According to Blu, by the 1770s remnant Indians, from the once distinct tribal communities of the Cheraw, Keyauwee, Hatteras, Waxhaw, Sugaree, Eno, and Shakori, gathered along the Lumbee River, near the border that now divides North and South Carolina.[
citation needed] Some of these Indians moved further southward to join with the few surviving Catawba, but the majority settled near the pines, web of wetlands, and river that bear the name of the Lumbee. Over time in a process of
ethnogenesis, they identified as a common people.
[54]
Tuscarora descent
Several "Indian" families of Robeson County have oral traditions first recorded in the 1870s that they are descended from the
Tuscarora, an Iroquoian-speaking tribe that migrated from the Great Lakes area and established themselves in present day North Carolina near the Roanoke and Neuse rivers prior to the period of European colonization. The proto Lumbee never applied for tribal recognition as Tuscarora. Those Robeson County Indians claiming Tuscora descent dispute the Indian origins of their Lumbee neighbors.[
citation needed]
The Robeson County Tuscora have not gained state or federal recognition. In the 1920s, they made contact seeking to join the
Mohawk Nation. When rebuffed, they organized the Tuscarora Indians of North Carolina.[
citation needed] Robeson County residents claiming descent from the Tuscarora dispute the Indian origin of the Lumbee and criticize the Lumbee for attempting to hijack their Tuscarora identity. The Tuscarora claimants believe their attempt to achieve recognition have been hurt by the Lumbee and their fluctuating theories of Indian origin.

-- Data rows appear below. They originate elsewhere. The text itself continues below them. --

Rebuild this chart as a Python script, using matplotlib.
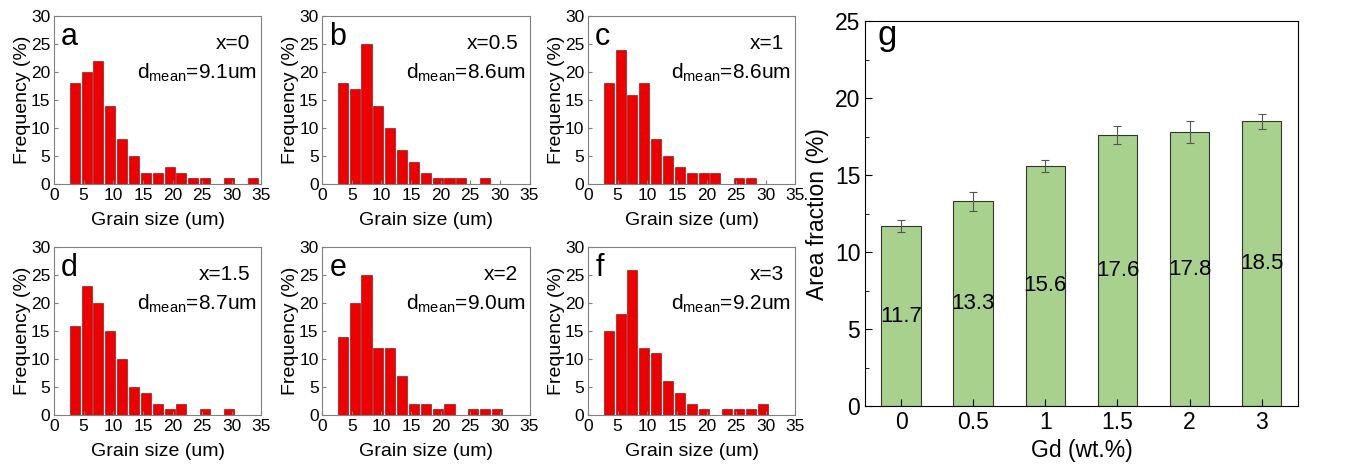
import matplotlib
matplotlib.use("Agg")
import matplotlib.pyplot as plt
import numpy as np

plt.rcParams['font.family'] = ['Liberation Sans', 'DejaVu Sans']
plt.rcParams['mathtext.fontset'] = 'custom'
plt.rcParams['mathtext.rm'] = 'Liberation Sans'

# ---- grain size histograms (bin centres in um, frequency in %) ----
bin_centers = [3.5, 5.5, 7.5, 9.5, 11.5, 13.5, 15.5, 17.5, 19.5, 21.5,
               23.5, 25.5, 27.5, 29.5, 31.5, 33.5]
freq_a = [18, 20, 22, 14, 8, 5, 2, 2, 3, 2, 1, 1, 0, 1, 0, 1]
freq_b = [18, 17, 25, 14, 10, 6, 4, 2, 1, 1, 1, 0, 1, 0, 0, 0]
freq_c = [18, 24, 16, 18, 8, 5, 3, 2, 2, 2, 0, 1, 1, 0, 0, 0]
freq_d = [16, 23, 20, 15, 10, 5, 4, 2, 1, 2, 0, 1, 0, 1, 0, 0]
freq_e = [14, 20, 25, 12, 12, 7, 2, 2, 1, 2, 0, 1, 1, 1, 0, 0]
freq_f = [15, 18, 26, 12, 11, 6, 4, 2, 1, 0, 1, 1, 1, 2, 0, 0]

panel_letters = ['a', 'b', 'c', 'd', 'e', 'f']
x_labels = ['x=0', 'x=0.5', 'x=1', 'x=1.5', 'x=2', 'x=3']
d_means = ['9.1', '8.6', '8.6', '8.7', '9.0', '9.2']

# ---- area fraction bar chart ----
gd_labels = ['0', '0.5', '1', '1.5', '2', '3']
area_frac = [11.7, 13.3, 15.6, 17.6, 17.8, 18.5]
area_err = [0.4, 0.6, 0.4, 0.6, 0.7, 0.5]

fig = plt.figure(figsize=(13.56, 4.70), dpi=100)

lefts = [0.0398, 0.2375, 0.4336]
bottoms = [0.6085, 0.117]
w, h = 0.153, 0.357
all_freq = [freq_a, freq_b, freq_c, freq_d, freq_e, freq_f]

for i, freq in enumerate(all_freq):
    ax = fig.add_axes([lefts[i % 3], bottoms[i // 3], w, h])
    ax.bar(bin_centers, freq, width=1.7, color='#ee0000',
           edgecolor='#7a0000', linewidth=0.4)
    ax.set_xlim(0, 35)
    ax.set_ylim(0, 30)
    ax.set_xticks(np.arange(0, 36, 5))
    ax.set_yticks(np.arange(0, 31, 5))
    ax.tick_params(direction='in', length=3, labelsize=12.5,
                   color='#808080')
    ax.tick_params(axis='x', pad=3)
    ax.tick_params(axis='y', pad=2.5)
    for s in ax.spines.values():
        s.set_color('#808080')
        s.set_linewidth(0.8)
    ax.set_ylabel('Frequency (%)', fontsize=14, labelpad=0)
    ax.set_xlabel('Grain size (um)', fontsize=14, labelpad=6)
    ax.text(0.035, 0.875, panel_letters[i], transform=ax.transAxes,
            fontsize=22, va='center', ha='left')
    ax.text(0.945, 0.84, x_labels[i], transform=ax.transAxes,
            fontsize=15, va='center', ha='right')
    ax.text(0.98, 0.665, r'd$\mathregular{_{mean}}$=' + d_means[i] + 'um',
            transform=ax.transAxes, fontsize=15, va='center', ha='right')

# ---- panel g ----
axg = fig.add_axes([0.638, 0.136, 0.319, 0.819])
xg = np.arange(len(gd_labels))
axg.bar(xg, area_frac, width=0.55, color='#a9d18e', edgecolor='#333333',
        linewidth=0.8)
axg.errorbar(xg, area_frac, yerr=area_err, fmt='none', ecolor='#555555',
             elinewidth=0.8, capsize=3, capthick=0.8)
for xi, v in zip(xg, area_frac):
    axg.text(xi, v / 2, f'{v}', ha='center', va='center', fontsize=16)
axg.set_xlim(-0.5, 5.5)
axg.set_ylim(0, 25)
axg.set_xticks(xg)
axg.set_xticklabels(gd_labels)
axg.set_yticks(np.arange(0, 26, 5))
axg.set_yticks(np.arange(2.5, 25, 5), minor=True)
axg.tick_params(which='both', direction='in', labelsize=16.5)
axg.tick_params(which='major', length=5)
axg.tick_params(which='minor', length=3)
axg.set_ylabel('Area fraction (%)', fontsize=16.5, labelpad=4)
axg.set_xlabel('Gd (wt.%)', fontsize=16.5, labelpad=4)
axg.text(0.028, 0.963, 'g', transform=axg.transAxes, fontsize=25,
         va='center', ha='left')

fig.savefig('out.png', dpi=100)
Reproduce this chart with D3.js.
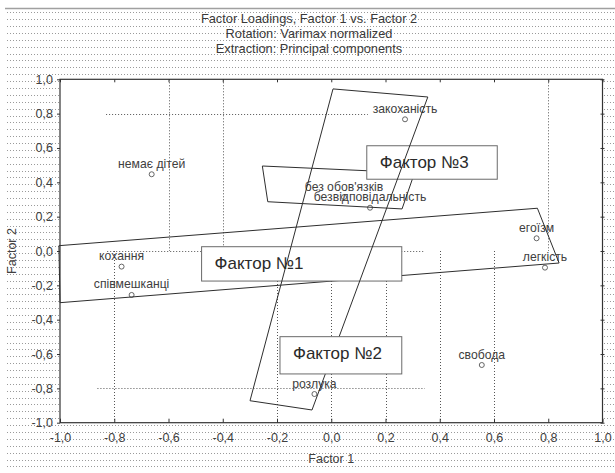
<!DOCTYPE html>
<html>
<head>
<meta charset="utf-8">
<script src="https://cdn.jsdelivr.net/npm/d3@7"></script>
<style>
  html, body { margin: 0; padding: 0; background: #fff; }
  svg { display: block; }
  text { font-family: "Liberation Sans", Arial, sans-serif; }
</style>
</head>
<body>
<svg id="chart" width="615" height="473"></svg>
<script>
// ---------- data ----------
const titleLines = ["Factor Loadings, Factor 1 vs. Factor 2", "Rotation: Varimax normalized", "Extraction: Principal components"];
const xTitle = "Factor 1";
const yTitle = "Factor 2";

const xTicks = [-1, -0.8, -0.6, -0.4, -0.2, 0, 0.2, 0.4, 0.6, 0.8, 1];
const xTickLabels = ["-1,0", "-0,8", "-0,6", "-0,4", "-0,2", "0,0", "0,2", "0,4", "0,6", "0,8", "1,0"];
const yTicks = [-1, -0.8, -0.6, -0.4, -0.2, 0, 0.2, 0.4, 0.6, 0.8, 1];
const yTickLabels = ["-1,0", "-0,8", "-0,6", "-0,4", "-0,2", "0,0", "0,2", "0,4", "0,6", "0,8", "1,0"];

const variables = ["немає дітей", "закоханість", "без обов'язків", "безвідповідальність", "егоїзм", "легкість", "свобода", "розлука", "кохання", "співмешканці"];
const factor1 = [-0.662, 0.272, 0.047, 0.143, 0.757, 0.788, 0.555, -0.062, -0.773, -0.736];
const factor2 = [0.447, 0.767, 0.314, 0.252, 0.074, -0.097, -0.664, -0.833, -0.091, -0.256];

// dotted grid segments (data units)
const vGridX = [-0.6, -0.4, 0.8, -0.8, -0.2, 0, 0.2, 0.4, 0.6];
const vGridFrom = [0, 0, 0, -1, -1, -1, -1, -1, -1];
const vGridTo = [1, 1, 1, 0, 0, 0, 0, 0, 0];
const hGridY = [0.8, 0, -0.8];
const hGridFrom = [-0.83, -0.826, -0.862];
const hGridTo = [0.135, 0.345, 0.345];

// hand-drawn factor outlines (data units)
const factor1Shape = [[-1.004, 0.031], [0.760, 0.249], [0.840, -0.070], [-1.0, -0.301]];
const factor2Shape = [[0.0065, 0.944], [0.356, 0.897], [-0.071, -0.926], [-0.2995, -0.872]];
const factor3Shape = [[-0.254, 0.495], [0.307, 0.455], [0.261, 0.245], [-0.234, 0.287]];

// annotation boxes (data units)
const boxLabels = ["Фактор №1", "Фактор №3", "Фактор №2"];
const boxX0 = [-0.478, 0.131, -0.189];
const boxX1 = [0.260, 0.612, 0.260];
const boxYTop = [0.025, 0.613, -0.499];
const boxYBottom = [-0.175, 0.418, -0.716];

// ---------- drawing ----------
const W = 615, H = 473;
const pL = 60, pR = 602.5, pT = 79.3, pB = 422.7;
const svg = d3.select("#chart");
const x = d3.scaleLinear().domain([-1, 1]).range([pL, pR]);
const y = d3.scaleLinear().domain([-1, 1]).range([pB, pT]);

svg.append("rect").attr("width", W).attr("height", H).attr("fill", "#fff");

// top gray rule
svg.append("line").attr("x1", 5).attr("x2", W).attr("y1", 8.5).attr("y2", 8.5)
  .attr("stroke", "#a0a0a0").attr("stroke-width", 1.5);

// background dotted rows
const rows = d3.range(12.3, H, 6.88);
svg.append("g").selectAll("line").data(rows).join("line")
  .attr("x1", 7).attr("x2", W).attr("y1", d => Math.round(d) + 0.5).attr("y2", d => Math.round(d) + 0.5)
  .attr("stroke", "#9a9a9a").attr("stroke-width", 1).attr("stroke-dasharray", "1,2");

// plot area
svg.append("rect").attr("x", pL).attr("y", pT).attr("width", pR - pL).attr("height", pB - pT)
  .attr("fill", "#fff");

// titles
svg.append("g").selectAll("text").data(titleLines).join("text")
  .attr("x", 309).attr("y", (d, i) => 23 + i * 15)
  .attr("text-anchor", "middle").attr("font-size", "12.8px").attr("fill", "#3a3a3a")
  .text(d => d);

// grid segments
const gGrid = svg.append("g").attr("stroke", "#555").attr("stroke-width", 1).attr("stroke-dasharray", "1,2");
gGrid.selectAll("line.v").data(vGridX).join("line").attr("class", "v")
  .attr("x1", d => Math.round(x(d)) + 0.5).attr("x2", d => Math.round(x(d)) + 0.5)
  .attr("y1", (d, i) => y(vGridTo[i])).attr("y2", (d, i) => y(vGridFrom[i]));
gGrid.selectAll("line.h").data(hGridY).join("line").attr("class", "h")
  .attr("y1", d => Math.round(y(d)) + 0.5).attr("y2", d => Math.round(y(d)) + 0.5)
  .attr("x1", (d, i) => x(hGridFrom[i])).attr("x2", (d, i) => x(hGridTo[i]));

const shapeLine = d3.line().x(d => x(d[0])).y(d => y(d[1])).curve(d3.curveLinearClosed);
function drawShape(s) {
  svg.append("path").attr("d", shapeLine(s)).attr("fill", "none")
    .attr("stroke", "#2e2e2e").attr("stroke-width", 1);
}
function drawBox(i) {
  const g = svg.append("g");
  g.append("rect")
    .attr("x", x(boxX0[i])).attr("y", y(boxYTop[i]))
    .attr("width", x(boxX1[i]) - x(boxX0[i])).attr("height", y(boxYBottom[i]) - y(boxYTop[i]))
    .attr("fill", "#fff").attr("stroke", "#6a6a6a").attr("stroke-width", 1);
  g.append("text")
    .attr("x", x(boxX0[i]) + 13).attr("y", y(boxYTop[i]) + 22)
    .attr("font-family", "Roboto, 'Noto Sans', sans-serif")
    .attr("font-weight", 300)
    .attr("font-size", "17px").attr("fill", "#2a2a2a")
    .text(boxLabels[i]);
}

// points
const pts = variables.map((v, i) => ({ name: v, f1: factor1[i], f2: factor2[i] }));
svg.append("g").selectAll("circle").data(pts).join("circle")
  .attr("cx", d => x(d.f1)).attr("cy", d => y(d.f2)).attr("r", 2.5)
  .attr("fill", "#fff").attr("stroke", "#555").attr("stroke-width", 0.9);
svg.append("g").selectAll("text").data(pts).join("text")
  .attr("x", d => x(d.f1)).attr("y", d => y(d.f2) - 6.5)
  .attr("text-anchor", "middle").attr("font-size", "12.2px").attr("fill", "#404040")
  .text(d => d.name);

drawShape(factor1Shape);
drawShape(factor3Shape);
drawBox(0);
drawBox(1);
drawShape(factor2Shape);
drawBox(2);

// axes
const fmtX = (d, i) => xTickLabels[i];
const fmtY = (d, i) => yTickLabels[i];
const axB = svg.append("g").attr("transform", `translate(0,${pB})`)
  .call(d3.axisBottom(x).tickValues(xTicks).tickFormat(fmtX).tickSizeInner(-4).tickSizeOuter(0).tickPadding(10));
const axL = svg.append("g").attr("transform", `translate(${pL},0)`)
  .call(d3.axisLeft(y).tickValues(yTicks).tickFormat(fmtY).tickSizeInner(3).tickSizeOuter(0).tickPadding(4));
const axT = svg.append("g").attr("transform", `translate(0,${pT})`)
  .call(d3.axisTop(x).tickValues(xTicks).tickFormat("").tickSizeInner(-3).tickSizeOuter(0));
const axR = svg.append("g").attr("transform", `translate(${pR},0)`)
  .call(d3.axisRight(y).tickValues(yTicks).tickFormat("").tickSizeInner(2).tickSizeOuter(0));
axR.selectAll(".tick line").attr("x1", -2).attr("x2", 2);
[axB, axL, axT, axR].forEach(a => {
  a.select(".domain").remove();
  a.selectAll(".tick line").attr("stroke", "#333");
  a.selectAll("text").attr("font-size", "12.5px").attr("fill", "#404040")
    .attr("font-family", "'Liberation Sans', Arial, sans-serif");
});

// plot border
svg.append("rect").attr("x", pL).attr("y", pT).attr("width", pR - pL).attr("height", pB - pT)
  .attr("fill", "none").attr("stroke", "#333").attr("stroke-width", 1.2);

// axis titles
svg.append("text").attr("x", (pL + pR) / 2).attr("y", 463)
  .attr("text-anchor", "middle").attr("font-size", "12.5px").attr("fill", "#404040").text(xTitle);
svg.append("text").attr("transform", `translate(16,${y(0)}) rotate(-90)`)
  .attr("text-anchor", "middle").attr("font-size", "12.5px").attr("fill", "#404040").text(yTitle);
</script>
</body>
</html>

The historic Tuscarora were defeated by British colonists and their Indian allies in the
Tuscarora War of 1713. Most of those who survived migrated north to
New York. By 1722, they had been accepted by the
Iroquois League as its sixth nation. Tuscarora tribal leaders in New York declared that the migration was "complete" by 1802 and that any Tuscarora stragglers remaining in North Carolina were separate and not under the "same council fire."[
citation needed]
Descent from "seven different Indian tribes"
In 1955, when petitioning the United States Congress for recognition as "Lumbee Indians," Robeson County community leader D.F. Lowry testified that the Lumbee were descended from "an admixture of seven different tribes, including the Cherokee, Tuscarora, Hatteras, Pamlico and Croatan." The name "Lumbee" is drawn from the principal waterway traversing Robeson County, the Lumber River, and was chosen in a tribal referendum.